Também a crise do euro é uma
oportunidade para inflectir políticas que levaram directamente ao desastre. Mas
não se vendo, na área do poder, quem possa sair do seu pesadelo dogmático e
escapar à poderosa teia dos interesses destrutivos da economia, devia ser
possível olhar noutra direcção e impor, pela força da opinião pública, senão
pela "desobediência civil", a agenda dos povos.

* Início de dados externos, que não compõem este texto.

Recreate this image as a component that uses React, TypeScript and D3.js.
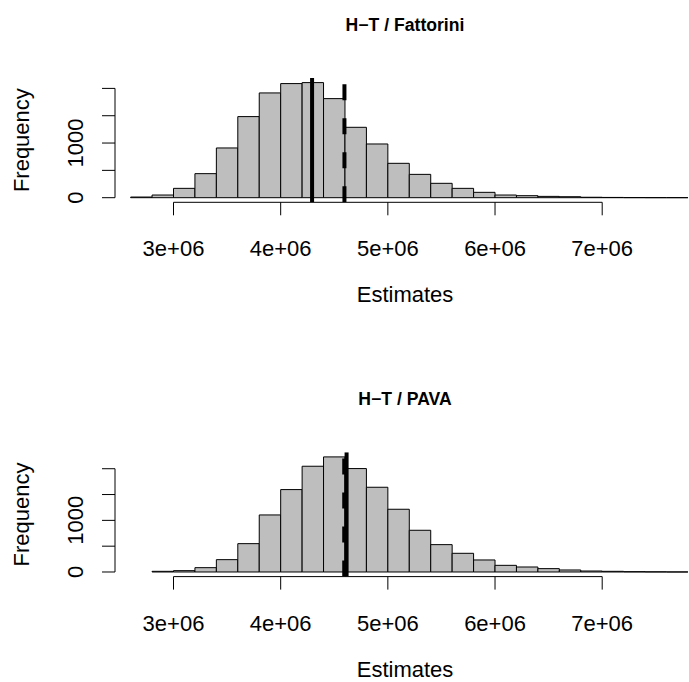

Infelizmente, ao contrário dos adeptos
da doutrina do choque, que têm pelo menos ideias nefastas, não há ideias
alternativas, na gaveta, que já não tenham bolor. Para além disso, o que temos são
remendos do sistema. Tal situação levar-nos-á a inventar e a correr riscos
incontroláveis.
Mas foi assim durante a Frente Popular
em França e o seu programa por escrever...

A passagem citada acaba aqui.